Another possible univariate graph could show, the completed modules for each employee. In a personal dashboard, such a graph could be labeled with levels and achievements in a gamified approach.

2. Bivariate Visualization

The bivariate approach is the foundation of if-then analysis, highlighting the link between the cause and the effect variables and any real correlation. The graphical representations can be anything from simple two axis plots to heat maps.

In eLearning environments, these graphs can show the relationship between time spent on the platform and test results, and can help identify any outliers, like star performers or severe under-performers. The variables plotted could be changed from a control panel, filtered by various characteristics like age, education and act as the base for assumptions. An organization employing such methods can identify the exact areas where the employees lack skills, just by looking at test results.

3. Multivariate Visualization

Most results are not caused by a single influence, but a bunch of them. This is exactly what multivariate visualization is trying to portray. 3D representations, bubble charts, and other innovative tools can be used to identify not only the influencing variables on a phenomenon but the magnitude of such influence.

For a corporate eLearning program, a useful chart could be a bubble chart with the modules on the horizontal axis, the scores on the vertical axis and the size of the bubble showing the number of employees in each situation. This could give an overview of strong and weak points.

4. Dimensionality Reduction

When taking into consideration many initial variables that could influence the outcome, the analysis can be simplified by either selecting the most important ones or creating new variables by combining existing ones into indexes.

In a Learning Management System environment, this technique can be used to identify the factors that could affect the results such as the time of accessing the content, the device on which the content is deployed, and type of content used. The results can give a data-based formula of the best mix of learning materials, placement of the pictures and ideas about creating a responsive design of the platform that boosts understanding.

5. Clustering

After creating a bivariate visualization, data can show natural clusters (groups) of subjects. The most significant problem is separating the entities which are at the border between groups. Sometimes, this process is made easier by using fuzzy clusters, an approach where each element can belong to more groups, up to a percentage.

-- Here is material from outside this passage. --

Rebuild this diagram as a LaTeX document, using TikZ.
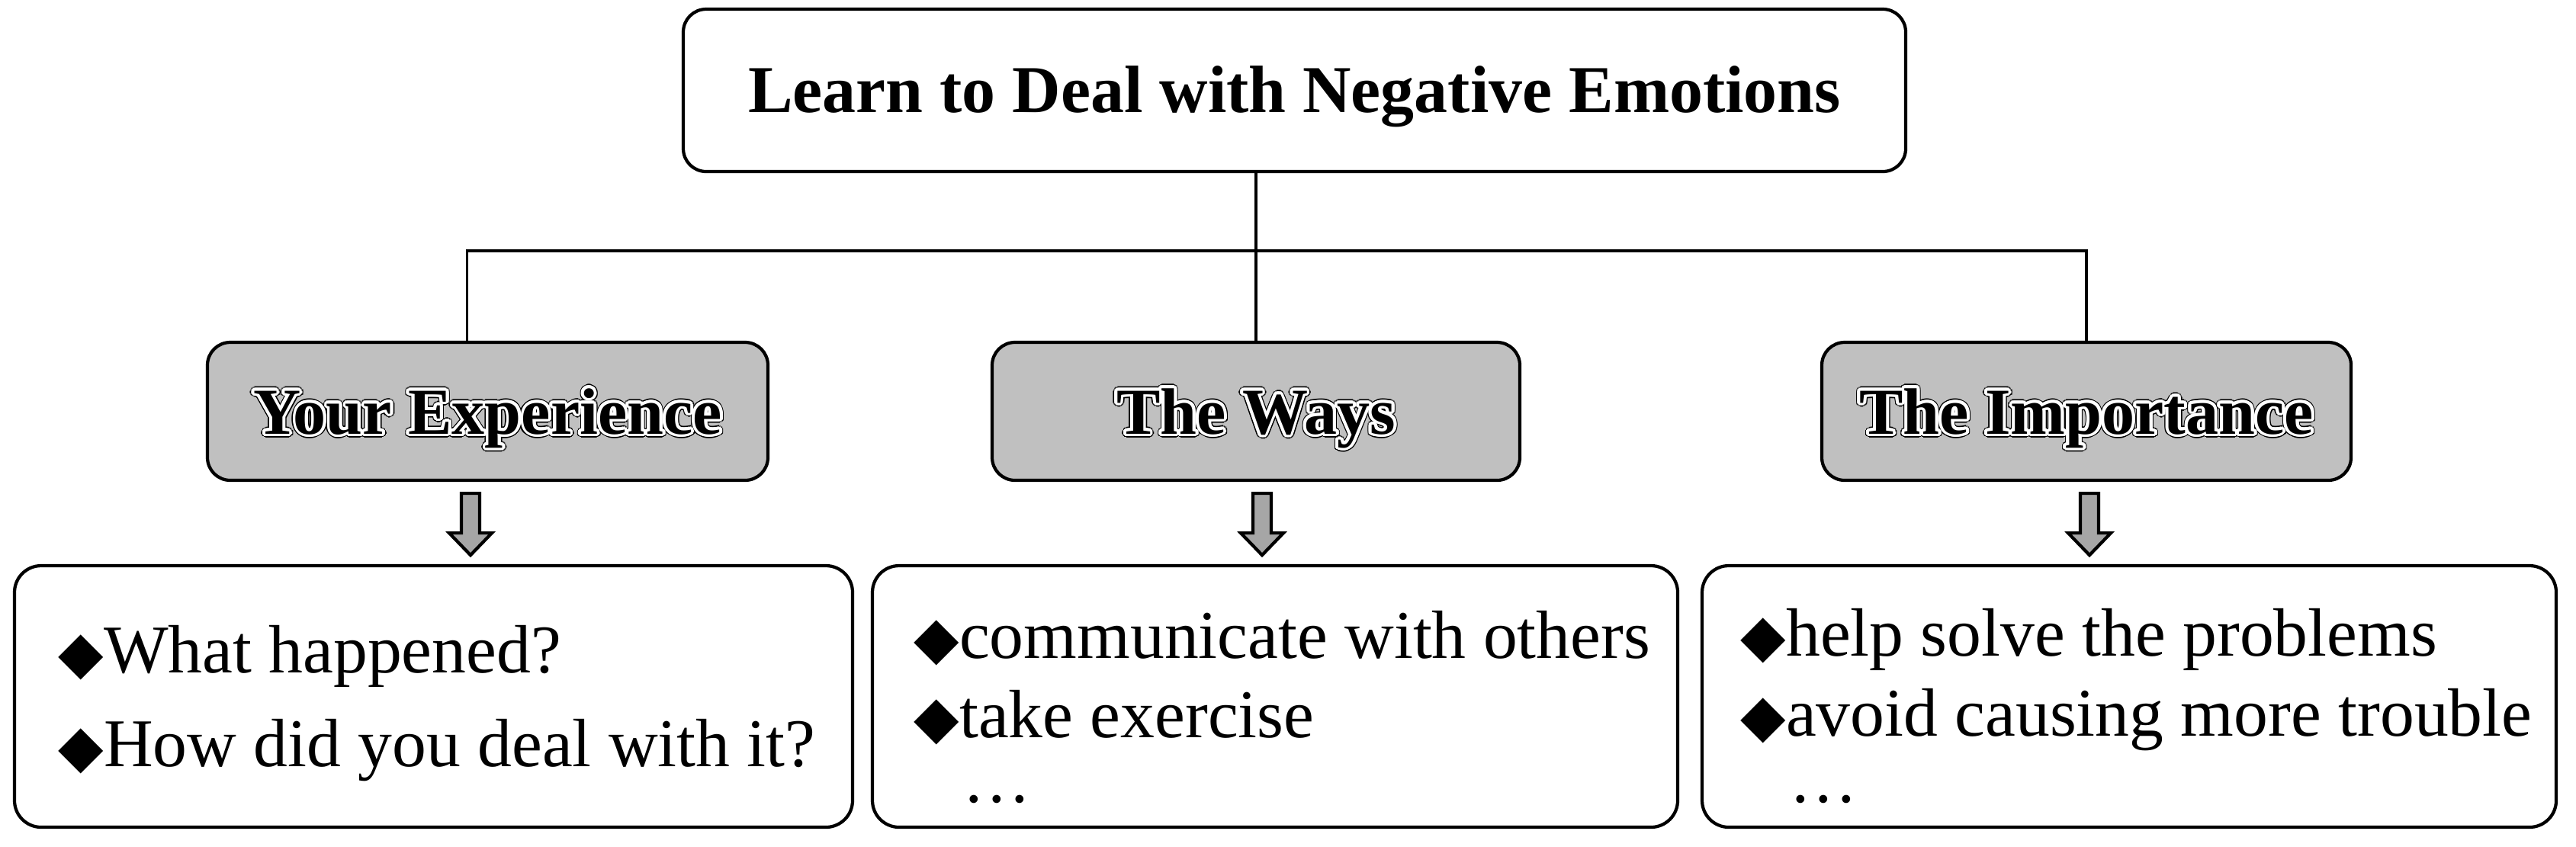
\documentclass[tikz,border=0pt]{standalone}
\usepackage{fontspec}
\setmainfont{Liberation Serif}
\newfontfamily\symfont{DejaVu Sans}
\usepackage{contour}
\usetikzlibrary{calc,positioning}

\definecolor{boxgray}{HTML}{C0C0C0}
\definecolor{arrowgray}{HTML}{A6A6A6}

% white ring with a thin black edge round the headings
\newcommand{\ringtext}[1]{\makebox[0pt][l]{\contourlength{1.5pt}\contour{black}{#1}}\contourlength{1.1pt}\contour{white}{#1}}
\newcommand{\dia}{{\symfont\fontsize{22pt}{22pt}\selectfont ◆}}

\tikzset{
  titlebox/.style={draw, line width=1.2pt, rounded corners=0.3cm, minimum width=16.03cm, minimum height=2.13cm,
    font=\fontsize{25pt}{30pt}\selectfont\bfseries, text height=0.6cm, text depth=0.03cm},
  headbox/.style={draw, line width=1.2pt, fill=boxgray, rounded corners=0.3cm, minimum height=1.81cm,
    font=\fontsize{24.5pt}{30pt}\selectfont\bfseries, text height=0.62cm, text depth=0.03cm},
  listbox/.style={draw, line width=1.2pt, rounded corners=0.35cm, minimum height=3.43cm},
  listitem/.style={anchor=base west, inner sep=0pt, font=\fontsize{25.5pt}{30pt}\selectfont},
  conn/.style={line width=1.1pt},
  blockarr/.style={draw, line width=1.2pt, fill=arrowgray, line join=miter},
  pics/downarrow/.style={code={
    \draw[blockarr] (-0.12,0) -- (-0.12,-0.52) -- (-0.28,-0.52) -- (0,-0.81) -- (0.28,-0.52) -- (0.12,-0.52) -- (0.12,0) -- cycle;}}
}

\begin{document}
\begin{tikzpicture}
\useasboundingbox (0,0) rectangle (33.78,-11.10);

% top
\node[titlebox] (title) at (16.975,-1.185) {Learn to Deal with Negative Emotions};

% headings
\node[headbox, minimum width=7.35cm] (exp) at (6.395,-5.395) {\ringtext{Your Experience}};
\node[headbox, minimum width=6.92cm] (ways) at (16.47,-5.395) {\ringtext{The Ways}};
\node[headbox, minimum width=6.94cm] (imp) at (27.36,-5.395) {\ringtext{The Importance}};

% lists
\node[listbox, minimum width=10.99cm] (explist) at (5.685,-9.135) {};
\node[listbox, minimum width=10.56cm] (wayslist) at (16.72,-9.135) {};
\node[listbox, minimum width=11.20cm] (implist) at (27.92,-9.135) {};

\node[listitem] (expA) at (0.76,-8.82) {\dia What happened?};
\node[listitem] (expB) at (0.76,-10.05) {\dia How did you deal with it?};
\node[listitem] (waysA) at (11.98,-8.63) {\dia communicate with others};
\node[listitem] (waysB) at (11.98,-9.67) {\dia take exercise};
\node[listitem] (waysC) at (12.62,-10.52) {…};
\node[listitem] (impA) at (22.82,-8.60) {\dia help solve the problems};
\node[listitem] (impB) at (22.82,-9.65) {\dia avoid causing more trouble};
\node[listitem] (impC) at (23.46,-10.52) {…};

% connectors
\coordinate (bus) at (0,-3.29);
\draw[conn] (title.south -| ways.north) -- (ways.north);
\draw[conn] ([xshift=-0.27cm]exp.north) |- (bus -| imp.north) -- (imp.north);

\pic at ([shift={(-0.225,-0.15)}]exp.south) {downarrow};
\pic at ([shift={(0.08,-0.15)}]ways.south) {downarrow};
\pic at ([shift={(0.04,-0.15)}]imp.south) {downarrow};
\end{tikzpicture}
\end{document}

In eLearning, clusters can represent achievement levels. Passing from one cluster to the other can signal the need for a promotion or other way of recognition. Also, the curriculum must be adapted to the capacities of each group, given the homogeneity of the elements.


Although more related to statistics than learning, the exploratory data analysis framework can be successfully used to design more engaging and efficient corporate training programs. Since it is based on data, it can serve as a better way to make decisions instead of just continuing with business as usual. Taking some time to look at data showing learning progress or obstacles is at the heart of improving the process by completing the feedback loop. The value of this approach is that it visually leverages the data you collect and gives actionable insights right away.